By the same token, the practical administration of his farm-bred wife was equally decisive in transforming their property, Elizabeth Farm, into the best-run agricultural estate in the colony. (it did not perhaps take much to excel; Macarthur was the first man in the colony to import and use a plough.) By 1796, the colony numbered just over three thousand Europeans, close to two thousand of whom were convicts. The officers of the New South Wales Corps, including Macarthur, made up a small and privileged caste, for they owned nearly a third of the colony's land, three-quarters of its livestock, and enjoyed a monopoly over the importing and sale of food, liquor, clothing and tobacco. For Elizabeth, the prosperity this brought easily made up for her isolation as the first free woman to have arrived in the settlement. As she happily admitted in a letter home to her best friend on 1 September 1798, 'The country possesses numerous advantages to persons holding appointments under government.' Her only qualm was the difficulty of educating her children - and the necessity of sending her boys to London to study. She would farewell her eldest, Edward, when he was twelve. Her second son, John, considered the brightest and most beautiful of her children, would leave when he was seven. She would never see him again.
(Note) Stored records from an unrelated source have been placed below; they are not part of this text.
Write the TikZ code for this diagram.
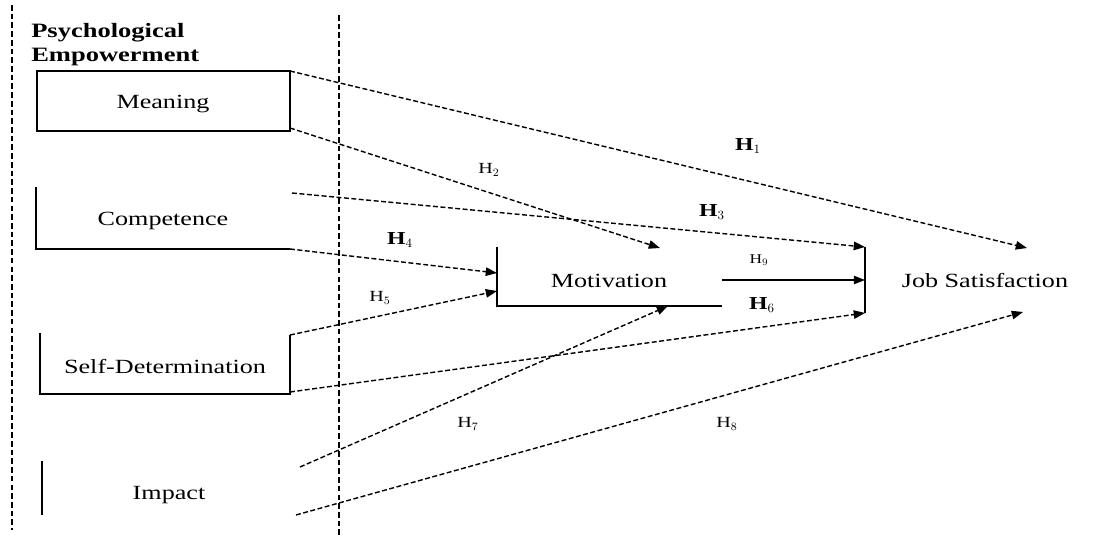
\documentclass[tikz,border=0pt]{standalone}
\usepackage{fontspec}
\setmainfont{Liberation Serif}[FakeStretch=1.3]
\usetikzlibrary{arrows.meta}
\begin{document}
\begin{tikzpicture}[x=0.025cm,y=-0.025cm,
  sep/.style={dash pattern=on 4pt off 2.2pt, line width=0.8pt},
  dline/.style={dash pattern=on 3.5pt off 1.8pt, line width=1pt},
  arr/.style={dline,-{Triangle[length=8pt,width=6pt]}},
  sarr/.style={line width=1pt,-{Triangle[length=8pt,width=6pt]}},
  frame/.style={line width=1.3pt},
  lab/.style={inner sep=0pt,font=\fontsize{14.3}{16}\selectfont},
  head/.style={inner sep=0pt,anchor=west,font=\fontsize{14.5}{16}\selectfont\bfseries},
  hb/.style={inner sep=0pt,font=\fontsize{13}{15}\selectfont\bfseries},
  hs/.style={inner sep=0pt,font=\fontsize{11}{13}\selectfont},
  hxs/.style={inner sep=0pt,font=\fontsize{9.5}{11}\selectfont}]
\useasboundingbox (0,0) rectangle (1100,540);
% separators
\coordinate (sa1) at (12,5);   \coordinate (sa2) at (12,530);
\coordinate (sb1) at (339,15); \coordinate (sb2) at (339,535);
\draw[sep] (sa1) -- (sa2);
\draw[sep] (sb1) -- (sb2);
% heading
\node[head] (pe1) at (31,33) {Psychological};
\node[head] (pe2) at (31,57) {Empowerment};
% Meaning
\coordinate (m1) at (290,71); \coordinate (m2) at (290,128);
\draw[frame] (37,71) rectangle (290,131);
\node[lab] (meaning) at (163,104) {Meaning};
% Competence
\coordinate (c1) at (292,193); \coordinate (c2) at (290,249);
\draw[frame] (36,187) -- (36,249) -- (290,249);
\node[lab] (competence) at (163,221) {Competence};
% Self-Determination
\coordinate (s1) at (290,335); \coordinate (s2) at (290,392);
\draw[frame] (40,333) -- (40,394) -- (290,394) -- (290,335);
\node[lab] (selfdet) at (165,367) {Self-Determination};
% Impact
\coordinate (i1) at (300,467); \coordinate (i2) at (296,515);
\draw[frame] (42,461) -- (42,515);
\node[lab] (impact) at (169,495) {Impact};
% Motivation
\draw[frame] (497,247) -- (497,306) -- (722,306);
\node[lab] (motivation) at (609,281) {Motivation};
\coordinate (mo2) at (660,248); \coordinate (mo4) at (497,273);
\coordinate (mo5) at (497,291); \coordinate (mo7) at (668,306);
\coordinate (mo9) at (722,280);
% Job Satisfaction
\draw[frame] (865,247) -- (865,313);
\node[lab] (job) at (985,281) {Job Satisfaction};
\coordinate (j1) at (1027,248); \coordinate (j3) at (865,247);
\coordinate (j6) at (865,313); \coordinate (j8) at (1023,312);
\coordinate (j9) at (865,280);
% connectors
\draw[arr] (m1) -- (j1);
\draw[arr] (m2) -- (mo2);
\draw[arr] (c1) -- (j3);
\draw[arr] (c2) -- (mo4);
\draw[arr] (s1) -- (mo5);
\draw[arr] (s2) -- (j6);
\draw[arr] (i1) -- (mo7);
\draw[arr] (i2) -- (j8);
\draw[sarr] (mo9) -- (j9);
% labels
\node[hb] (h1) at (748,146) {H$_1$};
\node[hs] (h2) at (489,170) {H$_2$};
\node[hb] (h3) at (712,212) {H$_3$};
\node[hb] (h4) at (400,240) {H$_4$};
\node[hs] (h5) at (380,298) {H$_5$};
\node[hb] (h6) at (762,305) {H$_6$};
\node[hs] (h7) at (468,424) {H$_7$};
\node[hs] (h8) at (727,424) {H$_8$};
\node[hxs] (h9) at (759,260) {H$_9$};
\end{tikzpicture}
\end{document}
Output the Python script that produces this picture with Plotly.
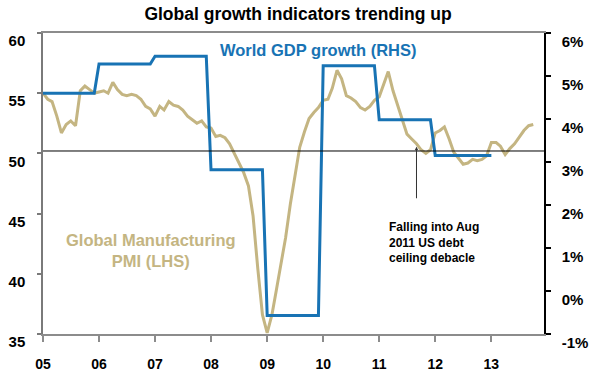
import plotly.graph_objects as go
import pandas as pd

# ---- data ----
pmi_start = "2005-01-01"
pmi_values = [
    55.0, 54.5, 54.3, 53.1, 51.7, 52.4, 52.7, 52.3, 55.2, 55.6, 55.3, 55.0,   # 2005
    55.1, 55.2, 55.0, 55.9, 55.3, 54.9, 54.8, 54.9, 54.8, 54.5, 53.9, 53.7,   # 2006
    53.1, 53.9, 53.6, 54.3, 54.0, 53.9, 53.6, 53.1, 52.8, 52.5, 52.7, 52.2,   # 2007
    52.1, 51.4, 51.5, 51.3, 50.8, 50.0, 49.1, 48.4, 47.3, 44.8, 40.4, 36.6,   # 2008
    35.1, 36.6, 38.6, 41.0, 43.0, 45.8, 48.2, 50.5, 51.8, 52.9, 53.4, 53.8,   # 2009
    54.4, 54.5, 55.4, 56.9, 56.2, 54.8, 54.6, 54.3, 53.8, 53.6, 53.9, 54.4,   # 2010
    54.7, 55.9, 56.8, 55.2, 54.0, 52.8, 51.6, 51.2, 50.8, 50.3, 50.0, 50.3,   # 2011
    51.7, 51.9, 52.2, 51.2, 50.1, 49.6, 49.1, 49.2, 49.5, 49.4, 49.5, 49.8,   # 2012
    50.9, 50.9, 50.6, 49.9, 50.4, 50.8, 51.3, 51.9, 52.3, 52.4,               # 2013
]
gdp_years = [2005, 2006, 2007, 2008, 2009, 2010, 2011, 2012]
gdp_values = [4.6, 5.28, 5.46, 2.82, -0.57, 5.24, 3.98, 3.15]

year_ticks = ["2005-01-01", "2006-01-01", "2007-01-01", "2008-01-01", "2009-01-01",
              "2010-01-01", "2011-01-01", "2012-01-01", "2013-01-01"]
year_labels = ["05", "06", "07", "08", "09", "10", "11", "12", "13"]
left_ticks = [35, 40, 45, 50, 55, 60]
right_ticks = [-1, 0, 1, 2, 3, 4, 5, 6]
right_labels = ["-1%", "0%", "1%", "2%", "3%", "4%", "5%", "6%"]

threshold = 50.2

# ---- build ----
pmi_dates = pd.date_range(pmi_start, periods=len(pmi_values), freq="MS")

gdp_x, gdp_y = [], []
for i, (yr, v) in enumerate(zip(gdp_years, gdp_values)):
    gdp_x.append(pd.Timestamp(f"{yr}-01-01"))
    gdp_y.append(v)
    end = pd.Timestamp(f"{yr}-12-01") if i < len(gdp_years) - 1 else pd.Timestamp(f"{yr + 1}-01-01")
    gdp_x.append(end)
    gdp_y.append(v)

BLUE = "#1873B4"
GOLD = "#C4B582"
FONT = "Liberation Sans, Arial, sans-serif"

fig = go.Figure()
fig.add_trace(go.Scatter(x=pmi_dates, y=pmi_values, mode="lines",
                         line=dict(color=GOLD, width=3), yaxis="y", showlegend=False))
fig.add_trace(go.Scatter(x=gdp_x, y=gdp_y, mode="lines",
                         line=dict(color=BLUE, width=3), yaxis="y2", showlegend=False))

fig.update_layout(
    width=596, height=385,
    margin=dict(l=43, r=52, t=33, b=51),
    paper_bgcolor="white", plot_bgcolor="white",
    font=dict(family=FONT, color="black"),
    title=dict(text="<b>Global growth indicators trending up</b>", x=0.5, xanchor="center",
               y=1 - 14 / 385, yanchor="middle", font=dict(size=17.5, color="black")),
    xaxis=dict(
        type="date", range=["2005-01-01", "2013-12-10"],
        tickvals=year_ticks, ticktext=year_labels,
        showgrid=False, zeroline=False, automargin=False,
        showline=True, linecolor="#8c8c8c", linewidth=1.5, mirror=True,
        ticks="outside", ticklen=6, tickcolor="#8c8c8c", tickwidth=1.5,
        tickfont=dict(size=14, weight="bold", color="black"),
        ticklabelstandoff=10,
    ),
    yaxis=dict(
        range=[35, 60], tickvals=left_ticks,
        showgrid=False, zeroline=False, automargin=False,
        showline=True, linecolor="#7a7a7a", linewidth=1.5,
        ticks="outside", ticklen=4, tickcolor="#7a7a7a", tickwidth=1.5,
        tickfont=dict(size=15, weight="bold", color="black"),
        ticklabelshift=8, ticklabelstandoff=9,
    ),
    yaxis2=dict(
        range=[-1, 6], tickvals=right_ticks, ticktext=right_labels,
        overlaying="y", side="right", automargin=False,
        showgrid=False, zeroline=False,
        showline=True, linecolor="black", linewidth=1.5,
        ticks="outside", ticklen=5, tickcolor="black", tickwidth=1.5,
        tickfont=dict(size=15, weight="bold", color="black"),
        ticklabelshift=9, ticklabelstandoff=8,
    ),
)

fig.add_shape(type="line", xref="paper", x0=0, x1=1, yref="y", y0=threshold, y1=threshold,
              line=dict(color="black", width=1))

fig.add_annotation(xref="paper", yref="paper", x=0.5486, y=0.9445,
                   text="<b>World GDP growth (RHS)</b>", showarrow=False,
                   font=dict(size=16.5, color=BLUE), xanchor="center", yanchor="middle")
fig.add_annotation(xref="paper", yref="paper", x=0.215, y=0.279,
                   text="<b>Global Manufacturing<br>PMI (LHS)</b>", showarrow=False,
                   font=dict(size=16.5, color=GOLD), xanchor="center", yanchor="middle",
                   align="center")
fig.add_annotation(xref="paper", yref="paper", x=0.686, y=0.385,
                   text="<b>Falling into Aug<br>2011 US debt<br>ceiling debacle</b>", showarrow=False,
                   font=dict(size=12, color="black"), xanchor="left", yanchor="top",
                   align="left")
fig.add_annotation(xref="x", yref="y", x="2011-09-01", y=50.55, ax=0, ay=53,
                   text="", showarrow=True, arrowhead=2, arrowsize=0.7, arrowwidth=1,
                   arrowcolor="#333333")

fig.write_html("out.html", config={"displayModeBar": False},
               post_script="document.body.style.margin='0';")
John junior accompanied his father back to England in 1801. It was an ignominious departure, for Macarthur was returning home to face court martial after seriously wounding his new commanding officer in a duel. He was by now a veteran of a series of battles with the colony's governors. Phillip's successor, John Hunter, had already been precipitately recalled after Macarthur - regarded by his adversary as 'restless, ambitious and litigious' - had mounted a campaign of complaint against him. Relations with the colony's third governor grew almost as sour when Governor King failed to support Macarthur in a dispute with another officer. In response, Macarthur organised a boycott of all social activities at government House - only to extend the brawl to his commanding officer when the latter refused to comply. Certainly his new superiors felt that, as one of the colony's wealthiest men, Macarthur had already exceeded his station. 'He came here in 1790 more than 500 pounds in debt and he is now worth at least $20,000 pounds,' complained Governor King in an emotional yet prescient letter to the colonial Office. 'His employment during the 11 years he has been here has been that of making a large fortune and helping his brother officers make small ones ... If Captain McArthur returns here in any official character it should be that of Governor, as one half of the Colony already belongs to him and it will not be long before he gets the other half.'
But King's hopes of seeing Captain John Macarthur receive his just desserts would be dashed. In the course of a slow year-long journey back to England, Macarthur met and befriended Robert Farquhar, the British Resident at Amboyna in the Indonesian archipelago, whose father, Sir Walter, was physician to the Prince of Wales. These new friends brought their considerable influence to bear in Macarthur's favour, ensuring that while he was officially centuries, he avoided a trial. Ironically, Macarthur's forced return could not have been better timed to advance his interests. The Napoleonic wars had robbed Britain's lucrative textile industry of its continental source of wool and the country was desperate to secure an alternative supply. Seeing an opportunity, Macarthur seized it. Resigning his commission, and investing himself with a monopol of authority in the wool industry, Macarthur campaigned vigorously for a scheme of colonial wool production under his personal supervision. He made a convincing case, stressing the advantage to British industry as well as its necessity to a colony that remained dependent on British imports for its survival and which was constantly on the brink of starvation. 'this small population,' he argued, 'can have no prospect of success unless it can raise the export of some raw material in considerable demand, which can be produced with little labour, and be capable of bearing the expense of the longest sea voyage.' with his new entree into royal circles, Macarthur took his case to the highest authorities and won the ear of Lord Camden, the colonial secretary.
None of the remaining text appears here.